De vreemdeling heeft, na niet-ontvankelijkverklaring van zijn opvolgende asielaanvraag o.g.v. art. 30a, eerste lid, aanhef en onder d, Vw, de opvanglocatie van het COA moeten verlaten. Dit omdat de staatssecretaris heeft besloten dat het een derde of latere asielaanvraag betreft terwijl een eerdere opvolgende aanvraag definitief niet-ontvankelijk is verklaard.

De vreemdeling stelt dat het recht op opvang niet is geëindigd met de niet-ontvankelijkverklaring van zijn asielaanvraag en verzoekt de rechter hem toe te staan zijn beroep in Nederland af te wachten en te oordelen dat hij gedurende die periode recht heeft op (hervatting van de) opvang en verstrekkingen door het COA.

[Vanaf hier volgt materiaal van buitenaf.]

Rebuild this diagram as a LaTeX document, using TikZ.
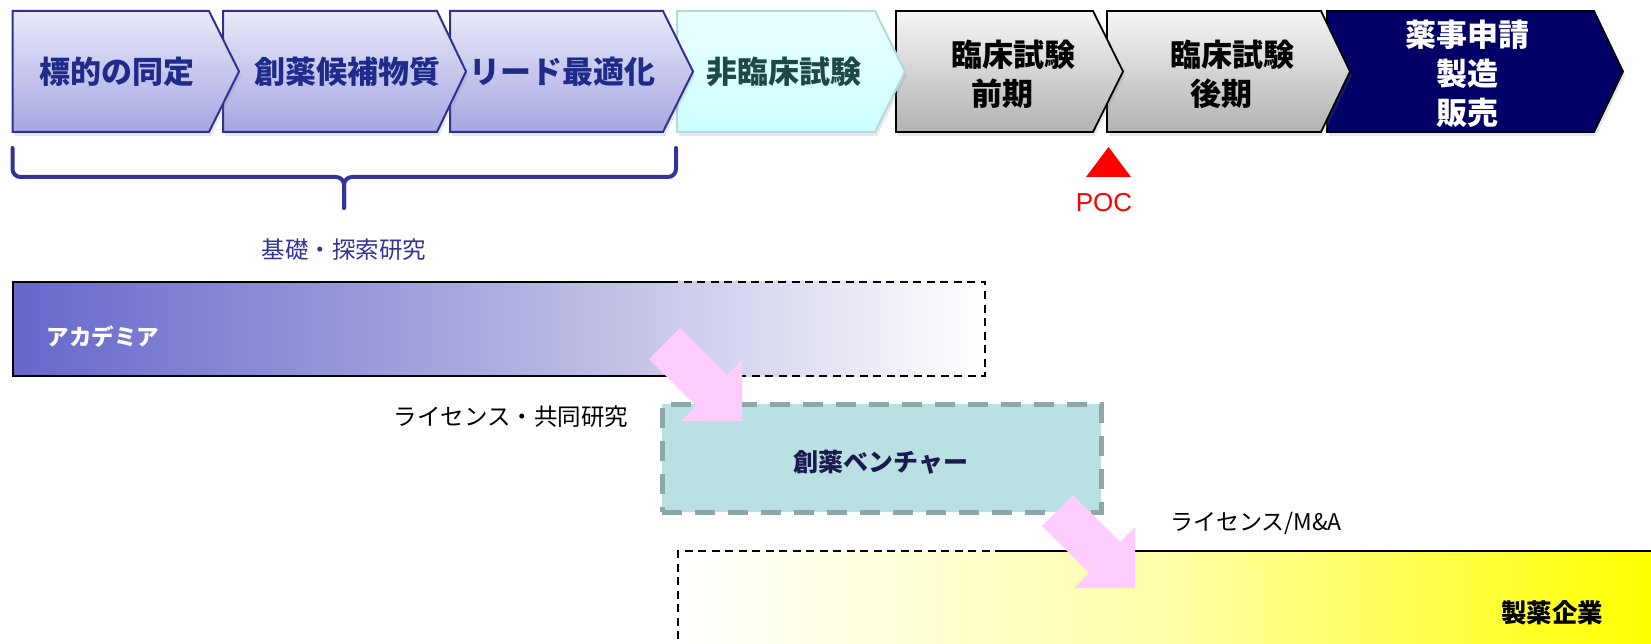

De rechtbank oordeelt als volgt. De stukken die de vreemdeling aan onderhavige opvolgende aanvraag ten grondslag heeft gelegd dateren allemaal van na de laatste asielprocedure. Het standpunt van de staatssecretaris dat er geen sprake is van nieuwe elementen of bevindingen, is nog niet getoetst door de rechter. Op voorhand kan niet worden uitgesloten dat er nieuwe elementen of bevindingen aan de orde zijn gekomen die relevant kunnen zijn voor de beoordeling van de aanvraag. Het belang van de vreemdeling is derhalve aan te merken als doorslaggevend belang. Het bestreden besluit wordt geschorst, de rechtsgevolgen zijn niet meer van kracht en de opvang en verstrekkingen o.g.v. de Rva 2005 moeten worden hervat. Vovo toegewezen.